### The data

**********

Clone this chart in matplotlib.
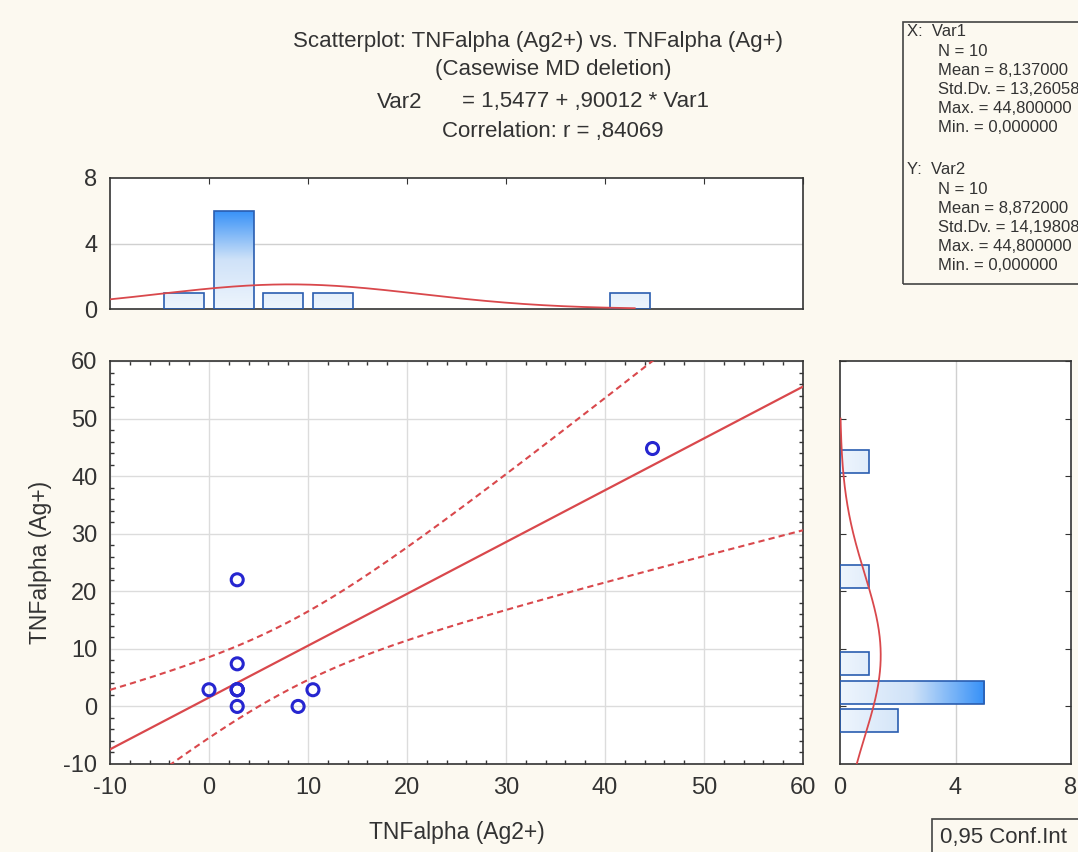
import numpy as np
import matplotlib.pyplot as plt
from matplotlib.colors import LinearSegmentedColormap
from matplotlib.patches import Rectangle
from matplotlib.ticker import MultipleLocator

plt.rcParams['font.family'] = ['Liberation Sans', 'DejaVu Sans']
plt.rcParams['axes.unicode_minus'] = False

# data
var1 = [0.0, 2.85, 2.85, 2.85, 2.85, 2.85, 2.85, 9.0, 10.5, 44.8]
var2 = [2.9, 0.0, 2.9, 2.9, 2.9, 7.4, 22.0, 0.0, 2.9, 44.8]
intercept = 1.5477
slope = 0.90012
bin_edges = [-5, 0, 5, 10, 15, 20, 25, 30, 35, 40, 45, 50]
ticks_main = [-10, 0, 10, 20, 30, 40, 50, 60]
ticks_hist = [0, 4, 8]
stats_x = ["X:  Var1", "N = 10", "Mean = 8,137000", "Std.Dv. = 13,260582",
           "Max. = 44,800000", "Min. = 0,000000"]
stats_y = ["Y:  Var2", "N = 10", "Mean = 8,872000", "Std.Dv. = 14,198081",
           "Max. = 44,800000", "Min. = 0,000000"]

x = np.array(var1)
y = np.array(var2)
n = len(x)
edges = np.array(bin_edges)

def counts_of(v):
    idx = np.searchsorted(edges, v, side='left') - 1
    return np.bincount(idx, minlength=len(edges) - 1)

cx = counts_of(x)
cy = counts_of(y)
centers = (edges[:-1] + edges[1:]) / 2

W, H = 1078, 852
bg = '#fcf9f0'
fig = plt.figure(figsize=(W / 100, H / 100), dpi=100, facecolor=bg)

def fx(px):
    return px / W

def fy(py):
    return 1 - py / H

cmap = LinearSegmentedColormap.from_list('bl', ['#eef5fd', '#cfe2f8', '#3590f7'])
edge_c = '#2a5db0'
red = '#d9484c'
spine_c = '#333333'
tc = '#333333'

ax = fig.add_axes([fx(110), fy(764), fx(803 - 110), (764 - 361) / H])
axt = fig.add_axes([fx(110), fy(309), fx(803 - 110), (309 - 178) / H])
axr = fig.add_axes([fx(840), fy(764), fx(1071 - 840), (764 - 361) / H])

for a in (ax, axt, axr):
    a.set_facecolor('white')
    for s in a.spines.values():
        s.set_color(spine_c)
        s.set_linewidth(1.2)

ax.grid(True, which='major', color='#dcdcdc', linewidth=1.0)
ax.set_axisbelow(True)

# regression line + 95% confidence band
xx = np.linspace(-10, 60, 300)
yy = intercept + slope * xx
resid = y - (intercept + slope * x)
s = np.sqrt(np.sum(resid ** 2) / (n - 2))
sxx = np.sum((x - x.mean()) ** 2)
se = s * np.sqrt(1 / n + (xx - x.mean()) ** 2 / sxx)
t = 2.306
ax.plot(xx, yy, color=red, lw=1.6, zorder=3)
ax.plot(xx, yy + t * se, color=red, lw=1.5, ls=(0, (3, 2)), zorder=3)
ax.plot(xx, yy - t * se, color=red, lw=1.5, ls=(0, (3, 2)), zorder=3)
ax.scatter(x, y, s=75, facecolors='none', edgecolors='#2626d0', linewidths=2.2, zorder=4)
ax.set_xlim(-10, 60)
ax.set_ylim(-10, 60)
ax.set_xticks(ticks_main)
ax.set_yticks(ticks_main)
ax.xaxis.set_minor_locator(MultipleLocator(2))
ax.yaxis.set_minor_locator(MultipleLocator(2))
ax.tick_params(which='major', labelsize=17, length=0, pad=9, labelcolor=tc)
ax.tick_params(which='minor', direction='in', length=3, width=1, color=spine_c,
               top=True, right=True)
ax.set_xlabel('TNFalpha (Ag2+)', fontsize=16.5, labelpad=16, color=tc)
ax.set_ylabel('TNFalpha (Ag+)', fontsize=16.5, labelpad=8, color=tc)

# top histogram
grad_v = np.linspace(0, 1, 256).reshape(-1, 1)
for c, k in zip(centers, cx):
    if k == 0:
        continue
    r = Rectangle((c - 2, 0), 4, k, facecolor='none', edgecolor=edge_c, lw=1.2, zorder=3)
    axt.add_patch(r)
    im = axt.imshow(grad_v, extent=(c - 2, c + 2, 0, cx.max()), origin='lower',
                    cmap=cmap, aspect='auto', zorder=2)
    im.set_clip_path(r)
xs = np.linspace(-10, 43, 300)
pdf_x = n * 5 / (x.std(ddof=1) * np.sqrt(2 * np.pi)) * np.exp(-0.5 * ((xs - x.mean()) / x.std(ddof=1)) ** 2)
axt.plot(xs, pdf_x, color=red, lw=1.3, zorder=4)
axt.set_xlim(-10, 60)
axt.set_ylim(0, 8)
axt.set_yticks(ticks_hist)
axt.set_xticks(ticks_main[1:])
axt.axhline(4, color='#d0d0d0', lw=1, zorder=1)
axt.tick_params(axis='x', top=True, bottom=False, direction='in', length=4,
                labelbottom=False, colors=spine_c)
axt.tick_params(axis='y', labelsize=17, length=0, pad=9, labelcolor=tc)

# right histogram
grad_h = np.linspace(0, 1, 256).reshape(1, -1)
for c, k in zip(centers, cy):
    if k == 0:
        continue
    r = Rectangle((0, c - 2), k, 4, facecolor='none', edgecolor=edge_c, lw=1.2, zorder=3)
    axr.add_patch(r)
    im = axr.imshow(grad_h, extent=(0, cy.max(), c - 2, c + 2), origin='lower',
                    cmap=cmap, aspect='auto', zorder=2)
    im.set_clip_path(r)
ys = np.linspace(-10, 50, 300)
pdf_y = n * 5 / (y.std(ddof=1) * np.sqrt(2 * np.pi)) * np.exp(-0.5 * ((ys - y.mean()) / y.std(ddof=1)) ** 2)
axr.plot(pdf_y, ys, color=red, lw=1.3, zorder=4)
axr.set_xlim(0, 8)
axr.set_ylim(-10, 60)
axr.set_xticks(ticks_hist)
axr.set_yticks(ticks_main[1:])
axr.axvline(4, color='#d0d0d0', lw=1, zorder=1)
axr.tick_params(axis='y', left=True, right=True, direction='in', length=4,
                labelleft=False, colors=spine_c)
axr.tick_params(axis='x', labelsize=17, length=0, pad=9, labelcolor=tc)

# titles
fig.text(fx(538), fy(42), 'Scatterplot: TNFalpha (Ag2+) vs. TNFalpha (Ag+)',
         ha='center', va='center', fontsize=16, color=tc)
fig.text(fx(553), fy(70), '(Casewise MD deletion)', ha='center', va='center', fontsize=16, color=tc)
fig.text(fx(377), fy(102), 'Var2', ha='left', va='center', fontsize=16, color=tc)
fig.text(fx(462), fy(102), '= 1,5477 + ,90012 * Var1', ha='left', va='center', fontsize=16, color=tc)
fig.text(fx(553), fy(132), 'Correlation: r = ,84069', ha='center', va='center', fontsize=16, color=tc)

# stats box
fig.patches.append(Rectangle((fx(903), fy(284)), fx(200), (284 - 22) / H, transform=fig.transFigure,
                             facecolor='none', edgecolor='#444444', lw=1.2))
for block, top in ((stats_x, 32), (stats_y, 170)):
    for i, line in enumerate(block):
        xpos = 907 if i == 0 else 938
        fig.text(fx(xpos), fy(top + 19.2 * i), line, ha='left', va='center', fontsize=12, color=tc)

# conf int box
fig.patches.append(Rectangle((fx(932), fy(880)), fx(200), (880 - 819) / H, transform=fig.transFigure,
                             facecolor='none', edgecolor='#444444', lw=1.2))
fig.text(fx(940), fy(838), '0,95 Conf.Int', ha='left', va='center', fontsize=16, color=tc)

fig.savefig('out.png', dpi=100, facecolor=bg)
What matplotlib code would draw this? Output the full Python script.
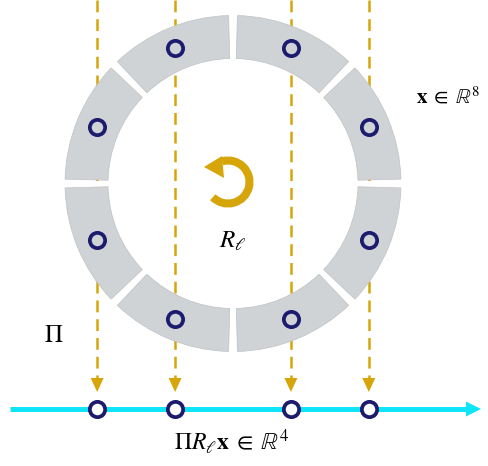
import numpy as np
import matplotlib
matplotlib.use('Agg')
import matplotlib.pyplot as plt
import matplotlib.patches as mpatches

plt.rcParams['mathtext.fontset'] = 'stix'
plt.rcParams['lines.scale_dashes'] = False

# ---- data -------------------------------------------------------------
# 8 coordinates of x placed around the ring (angle in degrees)
point_angles = [22.5, 66.8, 113.2, 157.5, 202.5, 246.8, 293.2, 337.5]
segment_starts = [0, 45, 90, 135, 180, 225, 270, 315]
segment_span = 45
label_x = r'$\mathbf{x}\;\in\;\mathbb{R}^8$'
label_rot = r'$R_\ell$'
label_proj = r'$\Pi$'
label_out = r'$\Pi R_\ell \mathbf{x}\;\in\;\mathbb{R}^4$'

# ---- styling / geometry ----------------------------------------------
W, H = 488, 466
CX, CY = 233, 282.5
R_OUT, R_IN = 168, 125
R_PT = 147
GAP = 3.0
LINE_Y = 57
SEG_COL = '#D0D3D5'
NAVY = '#1C1B6E'
GOLD = '#D6A50A'
CYAN = '#0FE4F8'

fig = plt.figure(figsize=(W / 100, H / 100), dpi=100)
ax = fig.add_axes([0, 0, 1, 1])
ax.set_xlim(0, W)
ax.set_ylim(0, H)
ax.axis('off')

# ring segments
for s in segment_starts:
    ax.add_patch(mpatches.Wedge((CX, CY), R_OUT, s + GAP / 2, s + segment_span - GAP / 2,
                                width=R_OUT - R_IN, facecolor=SEG_COL,
                                edgecolor='#BFC2C4', linewidth=0.5, zorder=2))

th = np.deg2rad(point_angles)
px = CX + R_PT * np.cos(th)
py = CY + R_PT * np.sin(th)
ax.plot(px, py, 'o', ms=11, mfc='none', mec=NAVY, mew=2.7, zorder=4)

# projection lines (dashed, behind the ring)
proj_x = sorted(set(np.round(px, 3)))
for x in proj_x:
    ax.plot([x, x], [H, 88], color=GOLD, lw=1.8, dashes=(8.5, 5.0), zorder=1,
            solid_capstyle='butt', dash_capstyle='butt')
    ax.add_patch(mpatches.Polygon([[x - 6.5, 88], [x + 6.5, 88], [x, 74]],
                                  closed=True, facecolor=GOLD, edgecolor='none', zorder=1))

# output axis
ax.plot([10, 468], [LINE_Y, LINE_Y], color=CYAN, lw=3.6, solid_capstyle='butt', zorder=3)
ax.add_patch(mpatches.Polygon([[466, LINE_Y + 7.5], [466, LINE_Y - 7.5], [481, LINE_Y]],
                              closed=True, facecolor=CYAN, edgecolor='none', zorder=3))
ax.plot(proj_x, [LINE_Y] * len(proj_x), 'o', ms=11, mfc='white', mec=NAVY, mew=2.7, zorder=5)

# rotation icon
rc = np.array([228, 284])
rr = 21.5
ax.add_patch(mpatches.Arc(rc, 2 * rr, 2 * rr, theta1=-135, theta2=106,
                          color=GOLD, lw=5.8, zorder=3))
head = np.array([[-24, 15], [-6, 26], [-4, 4]])
ax.add_patch(mpatches.Polygon(rc + head, closed=True,
                              facecolor=GOLD, edgecolor='none', zorder=3))

# labels
ax.text(448, 369, label_x, fontsize=15, ha='center', va='center')
ax.text(233, 225, label_rot, fontsize=18, ha='center', va='center')
ax.text(54, 131, label_proj, fontsize=18, ha='center', va='center')
ax.text(232, 24, label_out, fontsize=17, ha='center', va='center')

fig.savefig('out.png', dpi=100)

**********

### The task
From the line containing "What matplotlib code" through the line containing "plt.rcParams['lines.scale_dashes'] = False", copy every line above exactly, without pictures.

### Solved problem
What matplotlib code would draw this? Output the full Python script.
import numpy as np
import matplotlib
matplotlib.use('Agg')
import matplotlib.pyplot as plt
import matplotlib.patches as mpatches

plt.rcParams['mathtext.fontset'] = 'stix'
plt.rcParams['lines.scale_dashes'] = False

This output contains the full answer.